Stolen Jars fits parts into wholes. The songs on Kept, their upcoming album, loop and build until each element feels inseparable from those that surround it. Its orchestration is at once disorienting and complimentary.
“Waves,” the album’s opener, loops agile guitar melodies, bass notes sliding underneath to give each iteration an entirely different mood. On the second single, “Kept,” singers Cody Fitzgerald and Molly Grund ebb in and out of phase before coming together for each chorus.
“I’m interested in hocketing—the way two riffs begin to sound together as one,” says Fitzgerald, who wrote the album in the two years following Stolen Jars’ self-titled debut. The process, like the compositions themselves, evolved slowly.
Fitzgerald composed and layered parts in his bedroom, tinkering to ensure precision. With Grund, he built vocal melodies around the tracks. The lyrics are as much sonic as they are literary. It’s the sound of words that moves each track along.
Once the album was finished, it was mixed by Eli Crews (tUnE-yArDs’ w h o k i l l, Nikki Nak, Deerhoof, WHY?) and mastered by Jeff Lipton (Arcade Fire, Bon Iver, LCD Soundsystem).

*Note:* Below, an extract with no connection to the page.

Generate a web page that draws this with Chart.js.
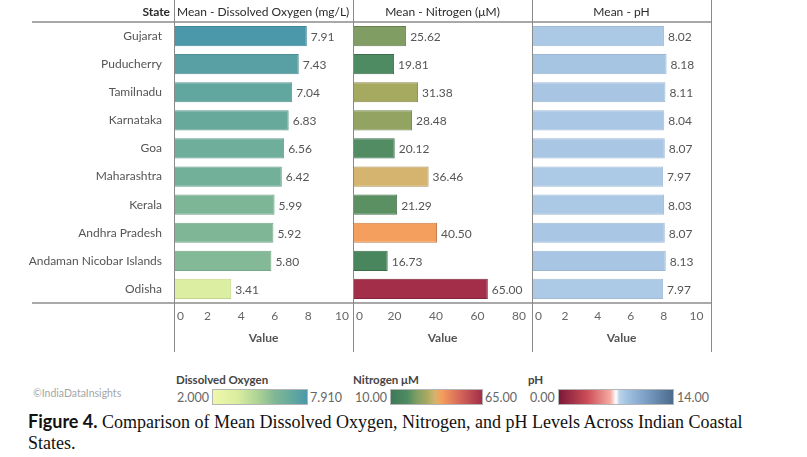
<!DOCTYPE html>
<html>
<head>
<meta charset="utf-8">
<script src="https://cdn.jsdelivr.net/npm/chart.js@4.4.1/dist/chart.umd.min.js"></script>
<style>
html,body{margin:0;padding:0;background:#fff;}
body{width:807px;height:457px;overflow:hidden;position:relative;font-family:Lato,"Noto Sans",sans-serif;}
canvas{position:absolute;top:0;}
.hl{position:absolute;height:2px;background:#a9a9a9;left:32px;width:680px;}
.vl{position:absolute;width:1px;background:#8a8a8a;top:0;height:352px;}
.t{position:absolute;white-space:nowrap;line-height:16px;}
.hdr{top:4px;font-size:12px;color:#2b2b2b;}
.lgt{top:372px;font-size:11.5px;font-weight:700;color:#444;}
.lgv{top:390px;font-size:12.5px;color:#666;}
.box{position:absolute;top:389px;height:16px;border:1px solid #b5b5b5;box-sizing:border-box;}
.cap{left:28px;font-family:"Liberation Serif","Times New Roman",serif;font-size:18px;color:#111;line-height:22px;}
</style>
</head>
<body>
<canvas id="cDO" width="360" height="360" style="left:0"></canvas>
<canvas id="cN" width="192" height="360" style="left:347px"></canvas>
<canvas id="cPH" width="192" height="360" style="left:526px"></canvas>

<div class="hl" style="top:21px"></div>
<div class="hl" style="top:302px"></div>
<div class="vl" style="left:174px"></div>
<div class="vl" style="left:353px"></div>
<div class="vl" style="left:532px"></div>
<div class="vl" style="left:711px"></div>

<div class="t hdr" style="right:637px;font-weight:700;">State</div>
<div class="t hdr" style="left:177px;">Mean - Dissolved Oxygen (mg/L)</div>
<div class="t hdr" style="left:353px;width:179px;text-align:center;">Mean - Nitrogen (μM)</div>
<div class="t hdr" style="left:532px;width:179px;text-align:center;">Mean - pH</div>

<div class="t" style="left:33px;top:385px;font-size:10.5px;color:#a5a5a5;">©IndiaDataInsights</div>

<div class="t lgt" style="left:176px;">Dissolved Oxygen</div>
<div class="t lgv" style="left:177px;" id="lgDOmin"></div>
<div class="box" id="boxDO" style="left:212px;width:96px;"></div>
<div class="t lgv" style="left:310px;" id="lgDOmax"></div>

<div class="t lgt" style="left:353px;">Nitrogen μM</div>
<div class="t lgv" style="left:355px;" id="lgNmin"></div>
<div class="box" id="boxN" style="left:390px;width:93px;"></div>
<div class="t lgv" style="left:485px;" id="lgNmax"></div>

<div class="t lgt" style="left:528px;">pH</div>
<div class="t lgv" style="left:530px;" id="lgPHmin"></div>
<div class="box" id="boxPH" style="left:558px;width:116px;"></div>
<div class="t lgv" style="left:677px;" id="lgPHmax"></div>

<div class="t cap" style="top:410px;"><span style="font-family:Lato,sans-serif;font-weight:700;">Figure 4.</span> Comparison of Mean Dissolved Oxygen, Nitrogen, and pH Levels Across Indian Coastal</div>
<div class="t cap" style="top:432px;">States.</div>

<script>
// ---------------- data ----------------
const states = ["Gujarat","Puducherry","Tamilnadu","Karnataka","Goa","Maharashtra","Kerala","Andhra Pradesh","Andaman Nicobar Islands","Odisha"];
const dissolvedOxygen = [7.91,7.43,7.04,6.83,6.56,6.42,5.99,5.92,5.80,3.41];
const nitrogen = [25.62,19.81,31.38,28.48,20.12,36.46,21.29,40.50,16.73,65.00];
const phValues = [8.02,8.18,8.11,8.04,8.07,7.97,8.03,8.07,8.13,7.97];

const doTicks = [0,2,4,6,8,10];
const nTicks = [0,20,40,60,80];
const phTicks = [0,2,4,6,8,10];

const doRange = [2.000, 7.910];
const nRange = [10.00, 65.00];
const phRange = [0.00, 14.00];

// ---------------- colour scales ----------------
const doStops = [[0,'#eff7ab'],[0.25,'#dbeea0'],[0.5,'#a8d094'],[0.65,'#81b896'],[0.8,'#6aac9b'],[1,'#4b98aa']];
const nStops = [[0,'#3c7a57'],[0.18,'#4f8b62'],[0.28,'#7f9e64'],[0.39,'#a6a960'],[0.48,'#d3b46e'],[0.55,'#f5a05e'],[0.75,'#d6685a'],[1,'#a32e49']];
const phStops = [[0,'#7c1838'],[0.25,'#cc4e58'],[0.45,'#f5aaa2'],[0.5,'#ffffff'],[0.53,'#bcd3eb'],[0.6,'#a0c1e1'],[0.8,'#7396bd'],[1,'#4b6a8b']];

function hex2rgb(h){return [parseInt(h.substr(1,2),16),parseInt(h.substr(3,2),16),parseInt(h.substr(5,2),16)];}
function colorAt(stops,t){
  t=Math.max(0,Math.min(1,t));
  for(let i=1;i<stops.length;i++){
    if(t<=stops[i][0]){
      const a=stops[i-1],b=stops[i];const f=(t-a[0])/(b[0]-a[0]||1);
      const ca=hex2rgb(a[1]),cb=hex2rgb(b[1]);
      return ca.map((v,k)=>Math.round(v+(cb[k]-v)*f));
    }
  }
  return hex2rgb(stops[stops.length-1][1]);
}
const rgb=(c)=>`rgb(${c[0]},${c[1]},${c[2]})`;
const dark=(c,k)=>`rgb(${c.map(v=>Math.round(v*k)).join(',')})`;
function fills(vals,stops,range){return vals.map(v=>rgb(colorAt(stops,(v-range[0])/(range[1]-range[0]))));}
function borders(vals,stops,range,k){return vals.map(v=>dark(colorAt(stops,(v-range[0])/(range[1]-range[0])),k));}
function cssGrad(stops){return 'linear-gradient(to right,'+stops.map(s=>s[1]+' '+(s[0]*100)+'%').join(',')+')';}

document.getElementById('boxDO').style.background=cssGrad(doStops);
document.getElementById('boxN').style.background=cssGrad(nStops);
document.getElementById('boxPH').style.background=cssGrad(phStops);
document.getElementById('lgDOmin').textContent=doRange[0].toFixed(3);
document.getElementById('lgDOmax').textContent=doRange[1].toFixed(3);
document.getElementById('lgNmin').textContent=nRange[0].toFixed(2);
document.getElementById('lgNmax').textContent=nRange[1].toFixed(2);
document.getElementById('lgPHmin').textContent=phRange[0].toFixed(2);
document.getElementById('lgPHmax').textContent=phRange[1].toFixed(2);

// ---------------- charts ----------------
Chart.defaults.font.family = 'Lato, "Noto Sans", sans-serif';
Chart.defaults.font.size = 12;

const valueLabels = {
  id:'valueLabels',
  afterDatasetsDraw(chart){
    const ctx=chart.ctx, ds=chart.data.datasets[0], meta=chart.getDatasetMeta(0);
    ctx.save();
    ctx.font='12px Lato, "Noto Sans", sans-serif';
    ctx.fillStyle='#555';
    ctx.textAlign='left';ctx.textBaseline='middle';
    meta.data.forEach((bar,i)=>{ctx.fillText(ds.data[i].toFixed(2),bar.x+4,bar.y+1);});
    ctx.restore();
  }
};

function makeChart(id, values, tickVals, axisMax, showCats, leftW, padLeft, bg, bd){
  return new Chart(document.getElementById(id),{
    type:'bar',
    data:{labels:states,datasets:[{data:values,backgroundColor:bg,borderColor:bd,borderWidth:1,barPercentage:0.72,categoryPercentage:1}]},
    options:{
      responsive:false,animation:false,indexAxis:'y',
      layout:{padding:{top:22,right:7,left:padLeft,bottom:0},autoPadding:false},
      plugins:{legend:{display:false},tooltip:{enabled:false}},
      scales:{
        y:{type:'category',grid:{display:false},border:{display:false},
           ticks:{display:showCats,color:'#555',padding:4,font:{size:12}},
           afterFit(s){s.width=leftW;}},
        x:{type:'linear',min:0,max:axisMax,grid:{display:false,drawTicks:false},border:{display:false},
           afterBuildTicks(s){s.ticks=tickVals.concat([axisMax]).map(v=>({value:v}));},
           ticks:{align:'inner',autoSkip:false,maxRotation:0,padding:6,color:'#666',font:{size:12},
             callback:(v)=> v===axisMax ? '' : (v===0 ? ' 0' : String(v))},
           title:{display:true,text:'Value',color:'#555',font:{size:12,weight:'bold'},padding:{top:4,bottom:15}},
           afterFit(s){s.height=57;}}
      }
    },
    plugins:[valueLabels]
  });
}

makeChart('cDO', dissolvedOxygen, doTicks, 10.66, true, 174, 0,
  fills(dissolvedOxygen,doStops,doRange), borders(dissolvedOxygen,doStops,doRange,0.9));
makeChart('cN', nitrogen, nTicks, 86.3, false, 0, 6,
  fills(nitrogen,nStops,nRange), borders(nitrogen,nStops,nRange,0.8));
makeChart('cPH', phValues, phTicks, 10.88, false, 0, 6,
  fills(phValues,phStops,phRange), borders(phValues,phStops,phRange,0.93));
</script>
</body>
</html>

Fitzgerald builds off the success of Stolen Jars, released in 2011.
“Driving,” off that record, was featured in an iPad commercial, and the band played numerous shows along the Eastern seaboard. On Kept, Fitzgerald worked to expand the fidelity, instrumentation, and scope.
It’s a larger, deeply ambitious record.As Stolen Jars lock in, their sound continues to evolve. Guitarist Greg Nissan, drummer Will Radin, vocalist Elena Juliano, and keyboardist Tristan Rodman render each part whole in a live show that pushes Stolen Jars’ sound to its largest and most energetic.